Я прямо видел внутреннюю борьбу на его лице. Согнать вроде неудобно, не кошка всё-таки. Трогать – страшно и противно. Задал какой-то светский вопрос, типа как зовут твою куклу. Дочка охотно ответила, она в два года неплохо говорила. Сказала ему еще что-то, он ответил. Всё это держа руки на весу. Но постепенно он почувствовал, что ничего страшного не присходит, а происходит что-то хорошее, и перестал следить за стерильностью рук. Обнял дочку за плечи, покачал на колене, погладил по голове. Видно было, как человек оттаивает. Минут через двадцать он уже вел себя как любой другой гость в доме с детьми. Уходил очень довольный и жал всем руки, как нормальный человек.

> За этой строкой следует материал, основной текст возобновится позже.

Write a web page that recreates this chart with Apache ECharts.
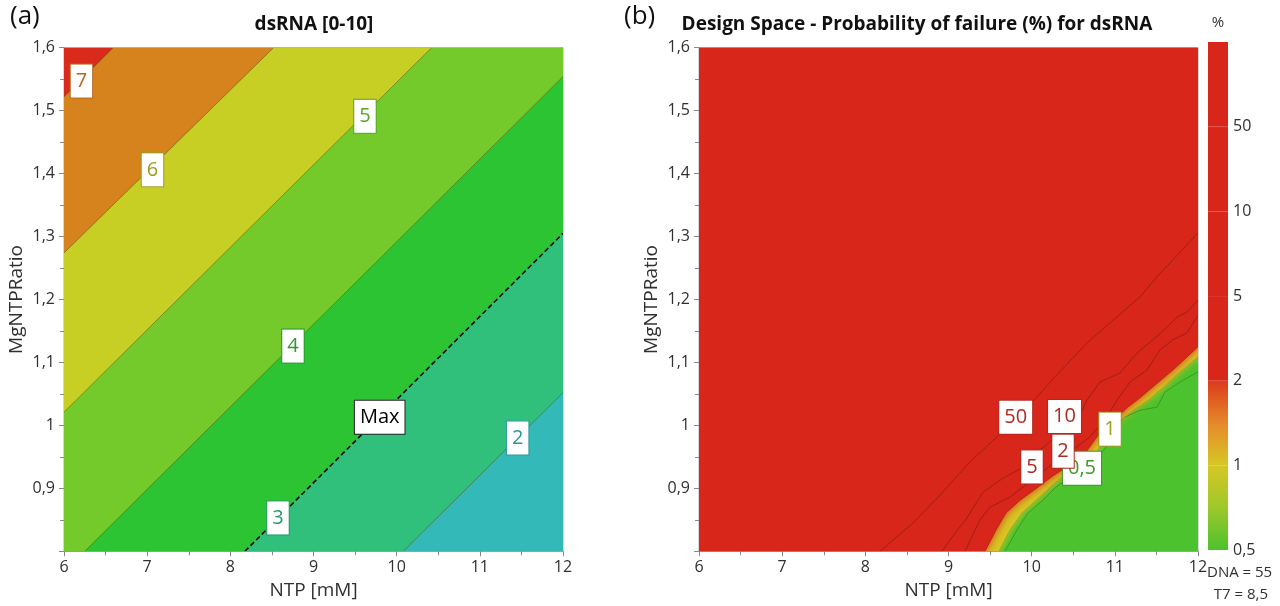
<!DOCTYPE html>
<html>
<head>
<meta charset="utf-8">
<script src="https://cdn.jsdelivr.net/npm/echarts@6/dist/echarts.min.js"></script>
<style>
  html, body { margin: 0; padding: 0; background: #ffffff; }
  #chart { width: 1280px; height: 606px; }
</style>
</head>
<body>
<div id="chart"></div>
<script>
// ---- shared axis ranges ----
const ntpRange = [6, 12];
const ratioRange = [0.8, 1.6];
const ntpTicks = [6, 7, 8, 9, 10, 11, 12];

// ---- panel (a): dsRNA contour levels, straight boundaries as [NTP, MgNTPRatio] end points ----
const levelsA = [2, 3, 4, 5, 6, 7];
const contoursA = [
  [[10.08, 0.8], [12, 1.052]],
  [[8.175, 0.8], [12, 1.305]],
  [[6.25, 0.8], [12, 1.554]],
  [[6, 1.021], [10.42, 1.6]],
  [[6, 1.274], [8.52, 1.6]],
  [[6, 1.522], [6.59, 1.6]]
];
const maxLevelA = 3;
// contour label anchors: [text, NTP, MgNTPRatio]
const labelsA = [
  ['7', 6.21, 1.547],
  ['6', 7.064, 1.406],
  ['5', 9.619, 1.491],
  ['4', 8.753, 1.126],
  ['3', 8.573, 0.853],
  ['Max', 9.796, 1.013],
  ['2', 11.455, 0.980]
];

// ---- panel (b): probability of failure (%) contours, polylines from bottom edge to right edge ----
const levelsB = [0.5, 1, 2, 5, 10, 50];
const contour05 = [[9.679,0.800],[9.823,0.834],[9.956,0.861],[10.136,0.881],[10.292,0.902],[10.437,0.916],[10.641,0.929],[10.821,0.953],[10.966,0.977],[11.098,1.012],[11.302,1.024],[11.507,1.029],[11.603,1.053],[11.783,1.069],[12,1.085]];
const contour1 = [[9.607,0.800],[9.739,0.834],[9.884,0.861],[10.052,0.881],[10.220,0.902],[10.377,0.920],[10.557,0.937],[10.761,0.953],[10.882,0.982],[11.038,1.005],[11.218,1.024],[11.398,1.040],[11.567,1.059],[11.783,1.085],[12,1.109]];
const contour2 = [[9.439,0.800],[9.571,0.834],[9.691,0.861],[9.859,0.881],[10.076,0.902],[10.256,0.920],[10.460,0.937],[10.653,0.958],[10.785,0.982],[10.966,1.005],[11.146,1.028],[11.302,1.044],[11.482,1.064],[11.723,1.091],[12,1.125]];
const contour5 = [[9.198,0.800],[9.379,0.850],[9.499,0.870],[9.739,0.886],[9.896,0.902],[10.100,0.923],[10.304,0.945],[10.545,0.966],[10.701,0.982],[10.882,1.009],[11.026,1.040],[11.182,1.069],[11.387,1.088],[11.543,1.120],[11.699,1.136],[11.867,1.147],[12,1.175]];
const contour10 = [[8.922,0.800],[9.018,0.818],[9.222,0.853],[9.415,0.894],[9.655,0.916],[9.836,0.929],[10.040,0.953],[10.244,0.977],[10.437,0.996],[10.581,1.017],[10.665,1.040],[10.821,1.069],[11.061,1.083],[11.266,1.115],[11.458,1.136],[11.627,1.156],[11.747,1.172],[11.868,1.180],[12,1.199]];
const contour50 = [[8.176,0.800],[8.573,0.845],[8.874,0.886],[9.258,0.942],[9.583,0.982],[9.823,1.012],[10.064,1.045],[10.244,1.072],[10.665,1.131],[10.977,1.167],[11.302,1.204],[11.507,1.236],[11.699,1.263],[12,1.306]];
const contoursB = [contour05, contour1, contour2, contour5, contour10, contour50];
const labelsB = [
  ['50', 9.808, 1.013],
  ['10', 10.395, 1.014],
  ['5', 10.004, 0.934],
  ['0,5', 10.605, 0.932],
  ['2', 10.377, 0.959],
  ['1', 10.942, 0.994]
];
const factorNotes = ['DNA = 55', 'T7 = 8,5'];

// ---- styling ----
const FONT = "'Open Sans', 'Noto Sans', sans-serif";
const bandColorsA = ['#34b9b9', '#30c07c', '#2cc433', '#74c92b', '#c8cf24', '#d6821d', '#da2a1c'];
const labelColorsA = { '7': '#b8651c', '6': '#9c9c1e', '5': '#58a628', '4': '#2a9a30', '3': '#2a9a6c', '2': '#2a9a9c', 'Max': '#000000' };
const RED = '#d9261b';
const GREEN = '#4cc22e';
const YELLOW = '#d6c724';
const ORANGE = '#e5902a';
// fills above each level of panel (b); the soft edge blends each band into the one below
const bandColorsB = [GREEN, GREEN, YELLOW, RED, RED, RED, RED];
const bandBlurB = [0, 0, 7, 10, 0, 0, 0];
const lineColorsB = ['#3b9a28', '#b0a426', '#b42a1c', '#9c2117', '#9c2117', '#9c2117'];
const labelColorsB = { '50': '#b02a22', '10': '#b02a22', '5': '#b02a22', '2': '#b02a22', '1': '#a39b22', '0,5': '#3b9a28' };

const fmtNum = v => String(Math.round(v * 100) / 100).replace('.', ',');

// position of a boundary point along the plot rectangle, counter-clockwise from bottom-left
function perimeterPos(p) {
  const [x0, x1] = ntpRange, [y0, y1] = ratioRange;
  const W = x1 - x0, H = y1 - y0, eps = 1e-6;
  if (Math.abs(p[1] - y0) < eps) return (p[0] - x0) / W;
  if (Math.abs(p[0] - x1) < eps) return 1 + (p[1] - y0) / H;
  if (Math.abs(p[1] - y1) < eps) return 2 + (x1 - p[0]) / W;
  return 3 + (y1 - p[1]) / H;
}
// region on the high side (upper-left) of a contour path, closed along the plot border
function regionAbove(path) {
  const [x0, x1] = ntpRange, [y0, y1] = ratioRange;
  const corners = [[1, [x1, y0]], [2, [x1, y1]], [3, [x0, y1]], [4, [x0, y0]]];
  const sEnd = perimeterPos(path[path.length - 1]);
  let sStart = perimeterPos(path[0]);
  if (sStart <= sEnd) sStart += 4;
  const pts = path.slice();
  [...corners, ...corners.map(c => [c[0] + 4, c[1]])].forEach(([s, c]) => {
    if (s > sEnd && s < sStart) pts.push(c);
  });
  return pts;
}
const fullRect = [[ntpRange[0], ratioRange[0]], [ntpRange[1], ratioRange[0]], [ntpRange[1], ratioRange[1]], [ntpRange[0], ratioRange[1]]];

function fillSeries(gridIdx, contours, colors, blur) {
  return {
    type: 'custom', xAxisIndex: gridIdx, yAxisIndex: gridIdx, clip: true, silent: true, z: 2,
    data: [null].concat(contours).map((c, i) => [i]),
    renderItem: (params, api) => {
      const i = params.dataIndex;
      const poly = i === 0 ? fullRect : regionAbove(contours[i - 1]);
      const b = blur ? blur[i] : 0;
      return {
        type: 'polygon', shape: { points: poly.map(p => api.coord(p)) },
        style: b ? { fill: colors[i], shadowBlur: b, shadowColor: colors[i] } : { fill: colors[i] }
      };
    }
  };
}
function lineSeries(gridIdx, contours, colorOf, dashedIdx) {
  return {
    type: 'custom', xAxisIndex: gridIdx, yAxisIndex: gridIdx, clip: true, silent: true, z: 3,
    data: contours.map((c, i) => [i]),
    renderItem: (params, api) => {
      const i = params.dataIndex;
      const dashed = i === dashedIdx;
      return {
        type: 'polyline',
        shape: { points: contours[i].map(p => api.coord(p)) },
        style: dashed
          ? { stroke: '#000', lineWidth: 1.6, lineDash: [5, 3], fill: null }
          : { stroke: colorOf(i), lineWidth: 1, fill: null }
      };
    }
  };
}
function labelSeries(gridIdx, labels, colors) {
  return {
    type: 'custom', xAxisIndex: gridIdx, yAxisIndex: gridIdx, clip: false, silent: true, z: 5,
    data: labels.map(l => [l[1], l[2]]),
    renderItem: (params, api) => {
      const l = labels[params.dataIndex];
      const pt = api.coord([l[1], l[2]]);
      const col = colors[l[0]];
      return {
        type: 'text', x: pt[0], y: pt[1],
        style: {
          text: l[0], fill: col, fontFamily: FONT, fontSize: 20, lineHeight: 22,
          align: 'center', verticalAlign: 'middle',
          backgroundColor: '#ffffff', borderColor: l[0] === 'Max' ? '#222' : col, borderWidth: 1,
          padding: [6, 5, 5, 5]
        }
      };
    }
  };
}

const axisCommon = {
  axisLine: { show: true, lineStyle: { color: '#a0a0a0', width: 1 } },
  axisTick: { show: true, length: 5, lineStyle: { color: '#8a8a8a' } },
  minorTick: { show: true, splitNumber: 2, length: 4, lineStyle: { color: '#8a8a8a' } },
  splitLine: { show: false },
  minorSplitLine: { show: false }
};
function xAxisFor(gridIdx) {
  return Object.assign({}, axisCommon, {
    gridIndex: gridIdx, type: 'value', min: ntpRange[0], max: ntpRange[1], interval: 1,
    name: 'NTP [mM]', nameLocation: 'middle', nameGap: 30,
    nameTextStyle: { fontFamily: FONT, fontSize: 19, color: '#303030' },
    axisLabel: { fontFamily: FONT, fontSize: 16, color: '#303030', margin: 8,
      formatter: v => (ntpTicks.indexOf(Math.round(v)) >= 0 ? String(Math.round(v)) : '') }
  });
}
function yAxisFor(gridIdx) {
  return Object.assign({}, axisCommon, {
    gridIndex: gridIdx, type: 'value', min: ratioRange[0], max: ratioRange[1], interval: 0.1,
    name: 'MgNTPRatio', nameLocation: 'middle', nameGap: 38, nameRotate: 90,
    nameTextStyle: { fontFamily: FONT, fontSize: 19, color: '#303030' },
    axisLabel: { fontFamily: FONT, fontSize: 16, color: '#303030', margin: 9,
      formatter: v => (Math.abs(v - ratioRange[0]) < 1e-6 ? '' : fmtNum(v)) }
  });
}

const chart = echarts.init(document.getElementById('chart'), null, { renderer: 'canvas' });

chart.setOption({
  animation: false,
  backgroundColor: '#ffffff',
  grid: [
    { left: 64, top: 47.7, width: 499, height: 503.6, show: true, borderColor: '#b0b0b0', borderWidth: 1, backgroundColor: 'transparent' },
    { left: 699, top: 47.7, width: 499, height: 503.6, show: true, borderColor: '#b0b0b0', borderWidth: 1, backgroundColor: 'transparent' },
    { left: 1208, top: 42, width: 20, height: 508 }
  ],
  xAxis: [
    xAxisFor(0),
    xAxisFor(1),
    { gridIndex: 2, type: 'value', min: 0, max: 1, show: false }
  ],
  yAxis: [
    yAxisFor(0),
    yAxisFor(1),
    {
      gridIndex: 2, type: 'value', min: 0, max: levelsB.length, interval: 1, position: 'right',
      axisLine: { show: false }, axisTick: { show: false }, splitLine: { show: false },
      axisLabel: { fontFamily: FONT, fontSize: 16, color: '#303030', margin: 5,
        formatter: v => (v < levelsB.length ? fmtNum(levelsB[v]) : '') }
    }
  ],
  graphic: [
    { type: 'text', left: 10, top: 4, style: { text: '(a)', fontFamily: FONT, fontSize: 26, fill: '#111' } },
    { type: 'text', x: 314, y: 25, style: { text: 'dsRNA [0-10]', fontFamily: FONT, fontSize: 19, fontWeight: 'bold', fill: '#111', align: 'center', verticalAlign: 'middle' } },
    { type: 'text', left: 624, top: 4, style: { text: '(b)', fontFamily: FONT, fontSize: 26, fill: '#111' } },
    { type: 'text', x: 917, y: 25, style: { text: 'Design Space - Probability of failure (%) for dsRNA', fontFamily: FONT, fontSize: 19, fontWeight: 'bold', fill: '#111', align: 'center', verticalAlign: 'middle' } },
    { type: 'text', x: 1218, y: 23, style: { text: '%', fontFamily: FONT, fontSize: 15, fill: '#303030', align: 'center', verticalAlign: 'middle' } },
    { type: 'text', x: 1207, y: 573, style: { text: factorNotes[0], fontFamily: FONT, fontSize: 15, fill: '#303030', align: 'left', verticalAlign: 'middle' } },
    { type: 'text', x: 1268, y: 595, style: { text: factorNotes[1], fontFamily: FONT, fontSize: 15, fill: '#303030', align: 'right', verticalAlign: 'middle' } }
  ],
  series: [
    fillSeries(0, contoursA, bandColorsA),
    lineSeries(0, contoursA, () => 'rgba(70,70,20,0.45)', levelsA.indexOf(maxLevelA)),
    labelSeries(0, labelsA, labelColorsA),
    fillSeries(1, contoursB, bandColorsB, bandBlurB),
    lineSeries(1, contoursB, i => lineColorsB[i], -1),
    labelSeries(1, labelsB, labelColorsB),
    // colour scale: one segment per level band
    {
      type: 'custom', xAxisIndex: 2, yAxisIndex: 2, silent: true, clip: false,
      data: levelsB.map((l, i) => [i]),
      renderItem: (params, api) => {
        const i = params.dataIndex;
        const p0 = api.coord([0, i]);
        const p1 = api.coord([1, i + 1]);
        let fill = RED;
        if (i === 0) fill = new echarts.graphic.LinearGradient(0, 1, 0, 0, [
          { offset: 0, color: GREEN }, { offset: 0.5, color: '#9ec82a' }, { offset: 1, color: YELLOW }]);
        if (i === 1) fill = new echarts.graphic.LinearGradient(0, 1, 0, 0, [
          { offset: 0, color: YELLOW }, { offset: 0.45, color: ORANGE }, { offset: 1, color: '#dc3a1d' }]);
        return {
          type: 'group',
          children: [
            { type: 'rect', shape: { x: p0[0], y: p1[1], width: p1[0] - p0[0], height: p0[1] - p1[1] }, style: { fill: fill } },
            { type: 'line', shape: { x1: p0[0], y1: p1[1], x2: p1[0], y2: p1[1] }, style: { stroke: i >= 1 && i < levelsB.length - 1 ? 'rgba(255,255,255,0.15)' : 'rgba(0,0,0,0)', lineWidth: 1 } }
          ]
        };
      }
    }
  ]
});
</script>
</body>
</html>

А назавтра Галя позвонила моей жене в радостном потрясении: вернувшись от нас, муж потребовал немедленно, не откладывая ни на день, завести ребенка. Вот такая эстафета от Мартышки через мою дочь к Галиному сыну, который в ином случае мог бы и не родиться.

8

19 июля 1980 года Александр Ширвиндт грустно сидел в своей квартире. В комнате был накрыт шикарный стол. У него день рождения, а гостей нет. Оказывается, из-за Олимпиады в центре города перекрыли часть улиц. По ним шла эстафета олимпийского огня.
Ширвиндт просидел на балконе полдня в ожидании. "Пропал праздник…", - грустно подумал он. И вдруг увидел занятную картину - к его дому бегут в семейных трусах и майках с серебристыми повязками на головах и олимпийскими факелами в руках Эльдар Рязанов, Марк Захаров, Григорий Горин и Андрей Миронов.
Друзья решили так удивить Александра Анатольевича. Купили в магазине спорттоваров факелы, напялили семейные трусы и майки и повязали серебристые ленточки на голову, как у настоящих олимпийцев, которым доверили пронести по улицам Москвы олимпийский огонь.
- Как же вас пропустили? - удивился Ширвиндт.
- Милиционеры, видимо, думали, что известные люди сошли с ума! И не решились нас останавливать, - ответили шутники.
Они показали имениннику небольшое праздничное представление и вручили подарок - "Олимпийскую надежду!".